Promoting Reproducible Research Practices at the Research Data Alliance
Update From the 14th Plenary of the Research Data Alliance:
Consistent with the National Academies of Science, Engineering, and Medicine’s recent report on Reproducibility and Replicability in Science, we define “reproducibility” as the ability to recreate computational results from the data and code used by the original researcher. At the ISPS Data Archive, it is our experience that reproducible data and code require curatorial activities to ensure that statistical and analytic claims can be computationally reproduced over time. These activities include, for example, a review of the computer code used to produce the analysis in order to verify that the code is executable and that it generates results identical to those presented in associated publications.
At the 14th Plenary of the Research Data Alliance (RDA) in Espoo, Finland, over 100 people gathered to explore the issues concerning curating for FAIR (Findable, Accessible, Interoperable, and Reusable) and reproducible data and code. The room was packed and the energy high, reflecting the need to confront the challenges of supporting the reproducibility of scientific research, and attesting to the strength of RDA as a forum for bringing together stakeholders with diverse viewpoints and expertise. Participants identified as researchers, data support professionals, repository managers, publishers, IT support, and software developers. The meeting, a Birds-of-a-Feather (BoF) on Curating for FAIR and Reproducible Data and Code, was organized by ISPS’ Limor Peer, Florio Arguillas of the Cornell Institute for Social and Economic Research, and Thu-Mai Christian of the Odum Institute Data Archive.
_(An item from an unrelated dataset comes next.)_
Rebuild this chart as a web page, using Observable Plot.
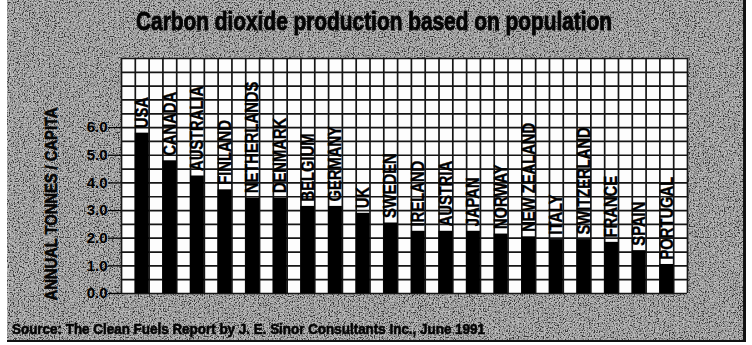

Our three institutions have been implementing practices and developing workflows and tools that support curating for reproducibility. At ISPS, we have been applying a curation workflow to the research outputs published on the ISPS Data Archive and have been developing software to manage the workflow, YARD. The Odum Institute Data Archive is working with the American Journal of Political Science (AJPS) and other journals to provide a data review service that performs data curation and verification of replication datasets. The Cornell Institute for Social and Economic Research (CISER) offers a Results Reproduction (R2) Service that computationally reproduces the results of research to ensure reproducibility and transparency. In 2016, we launched a consortium to advocate and support efforts to curate for reproducibility, CURE.
The BoF is intended to expand the community of practice around curating for reproducibility. At the Espoo meeting, the discussion raised questions we think are critical: What are the challenges of supporting the reproducibility of scientific research? What tools, services, expertise are necessary to support the latest norms and rigorous standards in research practice? By what standards should we consider research to be reproducible? Are standards different for data and for code? Is there a difference between curating for FAIR and for reproducibility?
In the coming weeks, we will be working toward establishing a RDA working group that will allow the RDA community to continue to address critical issues impacting scientific reproducibility. We welcome your thoughts and your input!